When did bad become good?

There's been a lot of coverage given to the latest proposal from "public health expert" and Chairman of Health England Professor Julian Le Grand, namely that the smoking ban has not gone far enough and smokers should have to buy a licence to purchase tobacco in future.

 

Even if we ignore the unparalleled idiocy questionable logic of calling one's philosophy "libertarian paternalism" (presumably drawn from the fine intellectual tradition of free market Communism and tolerant racism), the idea is unpleasant even in its implementation.

 

Smokers have to pay £10 on top of the existing tobacco duty, but that would only be one thrust of the deterrent. He actually intends to put the awkwardness and incompetence of public sector bureaucracy to use deliberately - the licence service will be unco-operative and hard to use on purpose:

He said it was the inconvenience of getting a permit - as much as the cost - that would deter people from persisting with the smoking habit.


"You've got to get a form, a complex form - the government's good at complex forms; you have got to get a photograph." (BBC News Online)

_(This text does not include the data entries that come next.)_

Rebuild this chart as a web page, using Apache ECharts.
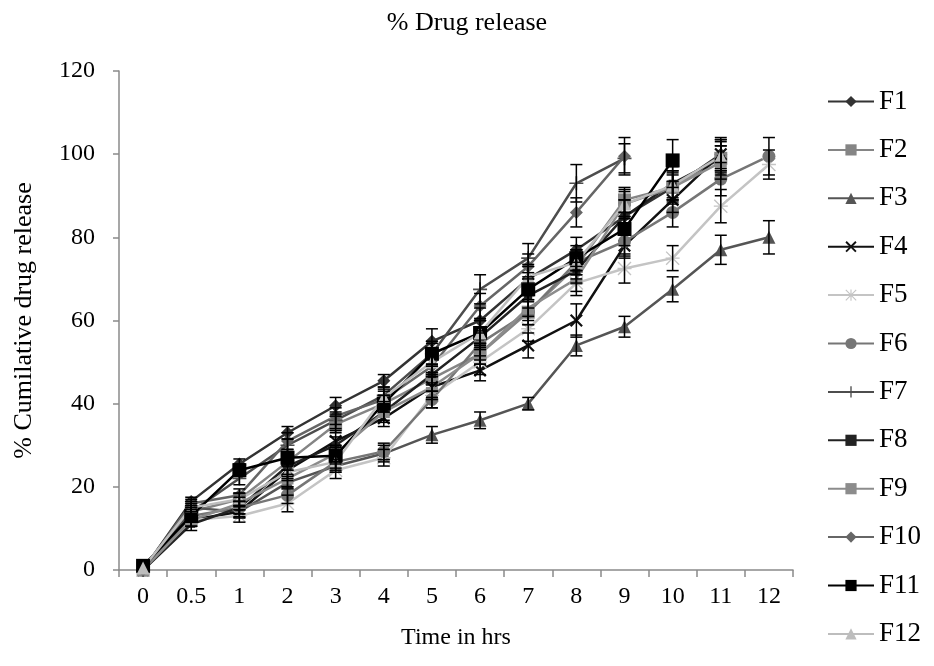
<!DOCTYPE html>
<html>
<head>
<meta charset="utf-8">
<script src="https://cdn.jsdelivr.net/npm/echarts@6/dist/echarts.min.js"></script>
<style>html,body{margin:0;padding:0;background:#fff}#c{width:934px;height:666px}</style>
</head>
<body>
<div id="c"></div>
<script>
const categories = ['0','0.5','1','2','3','4','5','6','7','8','9','10','11','12'];
const yTicks = [0, 20, 40, 60, 80, 100, 120];

const F1  = [0, 16.5, 25.5, 33, 39.5, 45.5, 55, 60, 70, 77, 85, 92, 100, null];
const F2  = [0.5, 14, 17, 26, 35, 40, 46, 52, 62, 73, 89, 92, 99, null];
const F3  = [0, 15, 14, 21, 25, 28, 32.5, 36, 40, 54, 58.5, 67.5, 77, 80];
const F4  = [0, 12, 14, 24, 31, 36.5, 44, 48, 54, 60, 78, 89, 100, null];
const F5  = [0, 12, 13, 16, 24, 27, 42, 50, 58, 69, 72.5, 75, 87.5, 97.5];
const F6  = [0, 13, 15, 18, 26, 28.5, 41, 54.5, 62, 74, 79, 86, 94, 99.5];
const F7  = [0, 14, 22, 30, 36, 42, 52, 67.5, 75, 93, 99, null, null, null];
const F8  = [0, 11, 15, 25, 30, 38, 47, 56, 66, 72, 85, 93, 99, null];
const F9  = [0, 12, 16, 22, 28, 38, 44, 52, 63, 70, 88, 92, 98, null];
const F10 = [0, 16, 18, 31, 37, 41, 49, 63.5, 73, 86, 99.5, null, null, null];
const F11 = [1, 13, 24, 27, 27.5, 40, 52, 57, 67.5, 75, 82, 98.5, null, null];
const F12 = [0.5, 15, 17, 23.5, 26, 41.5, 50, 57, 70.5, 74, 88, 92.5, 99.5, null];

const E1  = [0, 1, 1.2, 1.5, 2, 1.5, 3, 3, 3, 3, 4, 4, 4, 0];
const E2  = [0, 1.5, 1.5, 2, 2, 2, 3, 2.5, 3, 3, 3, 3, 3, 0];
const E3  = [0, 1, 1.2, 1.5, 1.5, 2, 2, 2, 1.5, 2.5, 2.5, 3, 3.5, 4];
const E4  = [0, 1.5, 1.5, 2, 2.5, 2, 3, 2.5, 3, 4, 3, 3, 3.5, 0];
const E5  = [0, 1.5, 1.5, 2, 2, 2, 3, 3, 3, 3, 3.5, 3, 4, 3.5];
const E6  = [0, 1, 1.5, 2, 1.5, 2, 2, 3, 3, 3, 3.5, 3.5, 4, 4.5];
const E7  = [0, 1, 1.5, 1.5, 2, 2, 2.5, 3.5, 3.5, 4.5, 3.5, 0, 0, 0];
const E8  = [0, 1.5, 1.5, 2, 2, 2.5, 2.5, 2.5, 3, 3, 4, 4, 4, 0];
const E9  = [0, 1.5, 1.5, 2, 2, 2, 2.5, 2.5, 3, 3, 3, 3.5, 4, 0];
const E10 = [0, 1, 1.5, 2, 2, 2, 2.5, 3, 3, 3.5, 4.5, 0, 0, 0];
const E11 = [0, 1.5, 1.5, 2, 2, 2, 3, 3, 3, 3, 4, 5, 0, 0];
const E12 = [0, 1.5, 1.5, 2, 2, 2, 2.5, 3, 3, 3, 3.5, 3.5, 4, 0];

const names = ['F1','F2','F3','F4','F5','F6','F7','F8','F9','F10','F11','F12'];
const values = [F1,F2,F3,F4,F5,F6,F7,F8,F9,F10,F11,F12];
const errors = [E1,E2,E3,E4,E5,E6,E7,E8,E9,E10,E11,E12];

const xPath = 'path://M0,1.2L1.2,0L5,3.8L8.8,0L10,1.2L6.2,5L10,8.8L8.8,10L5,6.2L1.2,10L0,8.8L3.8,5Z';
const plusPath = 'path://M4.4,0H5.6V4.4H10V5.6H5.6V10H4.4V5.6H0V4.4H4.4Z';
const starPath = 'path://M4.5,0H5.5V10H4.5Z M0,4.5H10V5.5H0Z M0.7,0L10,9.3L9.3,10L0,0.7Z M9.3,0L10,0.7L0.7,10L0,9.3Z';

const styles = [
  {color:'#333333', symbol:'diamond', size:13},
  {color:'#858585', symbol:'rect', size:13},
  {color:'#555555', symbol:'triangle', size:13},
  {color:'#111111', symbol:xPath, size:13},
  {color:'#c4c4c4', symbol:starPath, size:14},
  {color:'#767676', symbol:'circle', size:13},
  {color:'#4d4d4d', symbol:plusPath, size:14},
  {color:'#222222', symbol:'rect', size:[8,7]},
  {color:'#8c8c8c', symbol:'rect', size:[12,6], offset:[0,3]},
  {color:'#666666', symbol:'diamond', size:13},
  {color:'#000000', symbol:'rect', size:14},
  {color:'#bdbdbd', symbol:'triangle', size:13}
];

const serif = 'Liberation Serif';
const series = [];
names.forEach((n, i) => {
  const st = styles[i];
  series.push({
    name: n, type: 'line', data: values[i],
    symbol: st.symbol, symbolSize: st.size, symbolOffset: st.offset || [0,0],
    showSymbol: true, connectNulls: false,
    lineStyle: {color: st.color, width: 2.5},
    itemStyle: {color: st.color},
    z: 3
  });
  const ed = [];
  values[i].forEach((v, k) => { if (v !== null && errors[i][k] > 0) ed.push([k, v, errors[i][k]]); });
  series.push({
    name: n + ' err', type: 'custom', data: ed, z: 4,
    encode: {x: 0, y: 1},
    renderItem: function (params, api) {
      const x = api.value(0), v = api.value(1), e = api.value(2);
      const top = api.coord([x, v + e]);
      const bot = api.coord([x, v - e]);
      const w = 6;
      const st = {stroke: '#000', lineWidth: 1.5};
      return {type: 'group', children: [
        {type: 'line', shape: {x1: top[0], y1: top[1], x2: bot[0], y2: bot[1]}, style: st},
        {type: 'line', shape: {x1: top[0]-w, y1: top[1], x2: top[0]+w, y2: top[1]}, style: st},
        {type: 'line', shape: {x1: bot[0]-w, y1: bot[1], x2: bot[0]+w, y2: bot[1]}, style: st}
      ]};
    }
  });
});

const chart = echarts.init(document.getElementById('c'), null, {renderer: 'canvas'});
chart.setOption({
  backgroundColor: '#fff',
  animation: false,
  title: {
    text: '% Drug release', left: 'center', top: 5,
    textStyle: {fontFamily: serif, fontSize: 26, fontWeight: 'normal', color: '#000'}
  },
  legend: {
    data: names, orient: 'vertical', left: 827, top: 88, padding: 0,
    itemWidth: 46, itemHeight: 14, itemGap: 21.4,
    textStyle: {fontFamily: serif, fontSize: 27, color: '#000', lineHeight: 24}
  },
  grid: {left: 119, right: 141, top: 71, bottom: 96, containLabel: false},
  xAxis: {
    type: 'category', data: categories, boundaryGap: true,
    name: 'Time in hrs', nameLocation: 'middle', nameGap: 56,
    nameTextStyle: {fontFamily: serif, fontSize: 24, color: '#000'},
    axisLine: {show: true, lineStyle: {color: '#8a8a8a', width: 1.5}},
    axisTick: {show: true, length: 7, lineStyle: {color: '#8a8a8a', width: 1.5}},
    axisLabel: {fontFamily: serif, fontSize: 24, color: '#000', margin: 15},
    splitLine: {show: false}
  },
  yAxis: {
    type: 'value', min: yTicks[0], max: yTicks[yTicks.length-1], interval: 20,
    name: '% Cumilative drug release', nameLocation: 'middle', nameGap: 82,
    nameTextStyle: {fontFamily: serif, fontSize: 26, color: '#000'},
    axisLine: {show: true, lineStyle: {color: '#8a8a8a', width: 1.5}},
    axisTick: {show: true, length: 6, lineStyle: {color: '#8a8a8a', width: 1.5}},
    axisLabel: {fontFamily: serif, fontSize: 24, color: '#000', margin: 24},
    splitLine: {show: false}
  },
  series: series
});
</script>
</body>
</html>
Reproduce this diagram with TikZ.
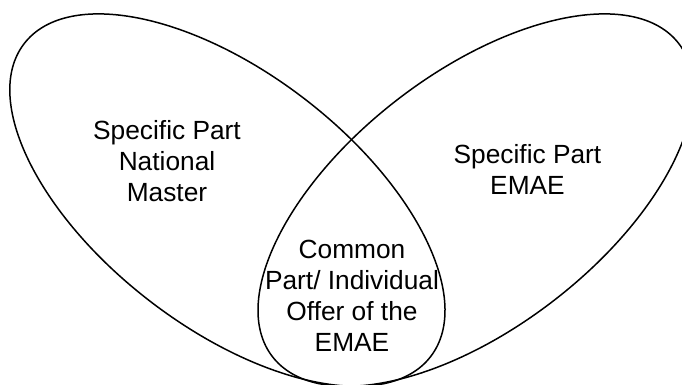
\documentclass[tikz,border=0pt]{standalone}
\usepackage{fontspec}
\setmainfont{Liberation Sans}
\usetikzlibrary{shapes.geometric}
\begin{document}
\begin{tikzpicture}[x=1pt,y=-1pt,
  venn/.style={draw, ellipse, line width=1.5pt, minimum width=513pt, minimum height=254.6pt, inner sep=0pt},
  lbl/.style={align=center, font=\fontsize{26.3}{31}\selectfont, inner sep=0pt, anchor=base}]
\useasboundingbox (0,0) rectangle (682,385);
\clip (0,0) rectangle (682,385);
\node[venn, rotate=-37.6] (left) at (227.4,200.1) {};
\node[venn, rotate=37.6] (right) at (475.6,200.1) {};
\node[lbl] (nat) at (167,201.5) {Specific Part\\National\\Master};
\node[lbl] (emae) at (527.5,194.8) {Specific Part\\EMAE};
\node[lbl] (common) at (352,351.5) {Common\\Part/ Individual\\Offer of the\\EMAE};
\end{tikzpicture}
\end{document}
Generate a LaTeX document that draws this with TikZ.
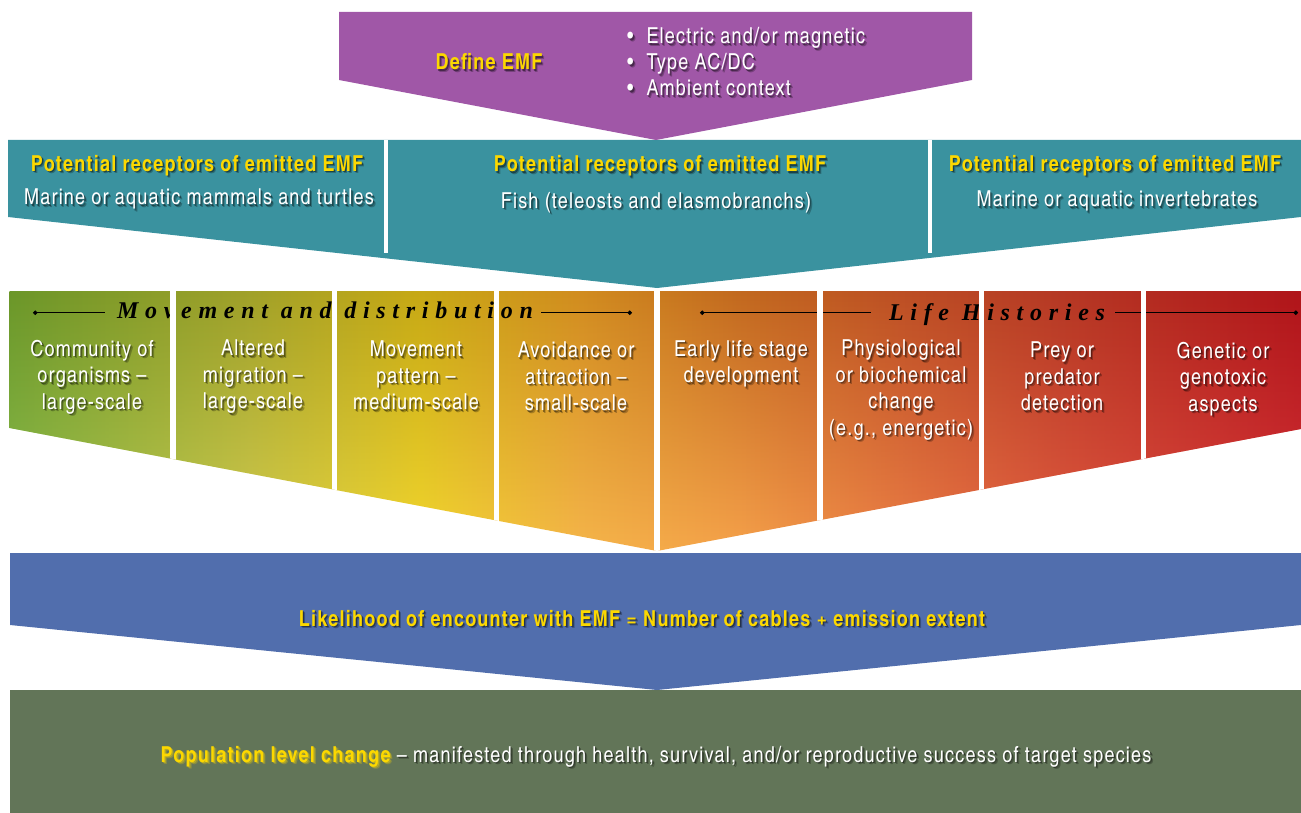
\documentclass[tikz,border=0pt]{standalone}
\usepackage{fontspec}
\setmainfont{texgyreheroscn}[Extension=.otf,UprightFont=*-regular,BoldFont=*-bold,ItalicFont=*-italic,BoldItalicFont=*-bolditalic,LetterSpace=5.5]
\newfontfamily\headfont{Liberation Serif}[LetterSpace=28]
\usetikzlibrary{positioning,calc,fadings,arrows.meta}

\definecolor{emfpurple}{RGB}{160,87,167}
\definecolor{emfteal}{RGB}{58,146,159}
\definecolor{emfblue}{RGB}{81,110,173}
\definecolor{emfgreen}{RGB}{98,117,88}
\definecolor{emfyellow}{RGB}{252,216,0}

% colours of the effect band, lower and upper edge
\pgfdeclarehorizontalshading{bandlow}{100bp}{rgb(0bp)=(0.55,0.75,0.31); rgb(25bp)=(0.55,0.75,0.31); rgb(34.3bp)=(0.82,0.80,0.31); rgb(40.9bp)=(0.95,0.84,0.18); rgb(47.1bp)=(0.96,0.71,0.29); rgb(53.3bp)=(0.96,0.63,0.29); rgb(59.5bp)=(0.92,0.49,0.27); rgb(65.7bp)=(0.88,0.35,0.25); rgb(75bp)=(0.84,0.20,0.22); rgb(100bp)=(0.84,0.20,0.22)}
\pgfdeclarehorizontalshading{bandhigh}{100bp}{rgb(0bp)=(0.42,0.59,0.16); rgb(25bp)=(0.42,0.59,0.16); rgb(34.3bp)=(0.63,0.63,0.16); rgb(40.9bp)=(0.78,0.66,0.08); rgb(47.1bp)=(0.82,0.55,0.12); rgb(53.3bp)=(0.76,0.41,0.12); rgb(59.5bp)=(0.74,0.31,0.14); rgb(65.7bp)=(0.71,0.22,0.14); rgb(75bp)=(0.69,0.08,0.10); rgb(100bp)=(0.69,0.08,0.10)}
\tikzfading[name=fadedown, top color=transparent!0, bottom color=transparent!100]

\tikzset{
  emfhead/.style={text=emfyellow, inner sep=0pt, font=\bfseries\fontsize{22}{26}\selectfont},
  emfbody/.style={text=white, inner sep=0pt, font=\fontsize{22}{26}\selectfont},
  cellbox/.style={text=white, inner sep=0pt, align=center, anchor=north, font=\fontsize{22}{26.5}\selectfont},
  bandtitle/.style={inner sep=0pt, anchor=base, font=\headfont\bfseries\itshape\fontsize{24}{28}\selectfont},
  headrule/.style={line width=0.9pt, {Circle[length=4.5pt]}-},
  gapbar/.style={fill=white}
}

% text with a soft dark shadow
\newcommand\shnode[4]{%
  \node[#3, text=black, text opacity=0.25] at ($(#2)+(2.4,2.4)$) {#4};
  \node[#3, text=black, text opacity=0.4] at ($(#2)+(1.3,1.3)$) {#4};
  \node[#3] (#1) at (#2) {#4};
}

\begin{document}
\begin{tikzpicture}[x=1pt,y=-1pt]
\useasboundingbox (0,0) rectangle (1301,813);

% population box and likelihood arrow
\fill[emfgreen] (10,690) rectangle (1301,813);
\fill[emfblue] (10,553) -- (1301,553) -- (1301,625) -- (657,690) -- (10,625) -- cycle;

% effect band
\begin{scope}
  \clip (9.5,291) -- (1301,291) -- (1301,429) -- (657,551) -- (9.5,428) -- cycle;
  \shade[shading=bandlow] (9.5,291) rectangle (1301,551);
  \shade[shading=bandhigh, path fading=fadedown] (9.5,291) rectangle (1301,551);
  \node[bandtitle] (mvtitle) at (325,318) {Movement and distribution};
  \node[bandtitle] (lhtitle) at (997,320) {Life Histories};
  \coordinate (mvL) at (33,312.7);
  \coordinate (mvR) at (632,312.7);
  \coordinate (lhL) at (700,312.7);
  \coordinate (lhR) at (1298,312.7);
  \draw[headrule] (mvL) -- ([xshift=-12pt]mvtitle.west |- mvL);
  \draw[headrule] (mvR) -- ([xshift=8pt]mvtitle.east |- mvR);
  \draw[headrule] (lhL) -- ([xshift=-18pt]lhtitle.west |- lhL);
  \draw[headrule] (lhR) -- ([xshift=10pt]lhtitle.east |- lhR);
  \foreach \gx in {173,334.5,496.5,657,820,981.5,1143.5}
    \fill[gapbar] (\gx-2.75,280) rectangle (\gx+2.75,560);
\end{scope}

% receptors
\fill[emfteal] (8,140) -- (1301,140) -- (1301,217) -- (657,288) -- (8,217) -- cycle;
\fill[gapbar] (384,140) rectangle (388,253);
\fill[gapbar] (927.5,140) rectangle (931.5,253);

% define EMF
\fill[emfpurple] (339,12) -- (972,12) -- (972,80) -- (656,140) -- (339,80) -- cycle;

\shnode{define}{489,70}{emfhead, anchor=base}{Define EMF}
\shnode{elec}{627,44}{emfbody, anchor=base west}{\textbullet\hspace{13pt}Electric and/or magnetic}
\shnode{acdc}{627,70}{emfbody, anchor=base west}{\textbullet\hspace{13pt}Type AC/DC}
\shnode{ambient}{627,96}{emfbody, anchor=base west}{\textbullet\hspace{13pt}Ambient context}

\shnode{recA}{197,171.5}{emfhead, anchor=base}{Potential receptors of emitted EMF}
\shnode{mammals}{199,205}{emfbody, anchor=base}{Marine or aquatic mammals and turtles}
\shnode{recB}{660,172}{emfhead, anchor=base}{Potential receptors of emitted EMF}
\shnode{fish}{656,208}{emfbody, anchor=base}{Fish (teleosts and elasmobranchs)}
\shnode{recC}{1115,171.5}{emfhead, anchor=base}{Potential receptors of emitted EMF}
\shnode{invert}{1117,207}{emfbody, anchor=base}{Marine or aquatic invertebrates}

\shnode{community}{92,340}{cellbox}{Community of\\organisms --\\large-scale}
\shnode{migration}{253,340}{cellbox}{Altered\\migration --\\large-scale}
\shnode{pattern}{416,341}{cellbox}{Movement\\pattern --\\medium-scale}
\shnode{avoid}{576,342}{cellbox}{Avoidance or\\attraction --\\small-scale}
\shnode{early}{741,340}{cellbox}{Early life stage\\development}
\shnode{physio}{901,340}{cellbox}{Physiological\\or biochemical\\change\\(e.g., energetic)}
\shnode{prey}{1062,342}{cellbox}{Prey or\\predator\\detection}
\shnode{genetic}{1223,342}{cellbox}{Genetic or\\genotoxic\\aspects}

\shnode{likely}{642,626}{emfhead, anchor=base}{Likelihood of encounter with EMF = Number of cables + emission extent}
\shnode{population}{656,762}{emfbody, anchor=base}{\textbf{\textcolor{emfyellow}{Population level change}} -- manifested through health, survival, and/or reproductive success of target species}
\end{tikzpicture}
\end{document}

Since when did the thorny tangle of government forms become a good thing? We should be moving away from complex, difficult bureaucracy, not deliberately expanding it.

 

Whilst he's utterly wrong on almost all counts, it is at least notable that an NHS agency has just admitted on record that the public sector has an appalling habit of setting up impenetrable forms that put people off using services.

 

Presumably the message was approved by the other members of Health Britain, on whose behalf Prof Le Grand speaks, in which case the Chief Executive of NICE, the Deputy Chief Medical Officer, the Department of Health's Chief Economist, Chief Knowledge Officer and Director General of Social Care and 13 other leading civil servants and experts have also just diagnosed the real problem with healthcare in this country - bureaucracy. Whilst it's a refreshingly open diagnosis, it is somewhat depressing that they have decided to encourage the disease rather than cure it.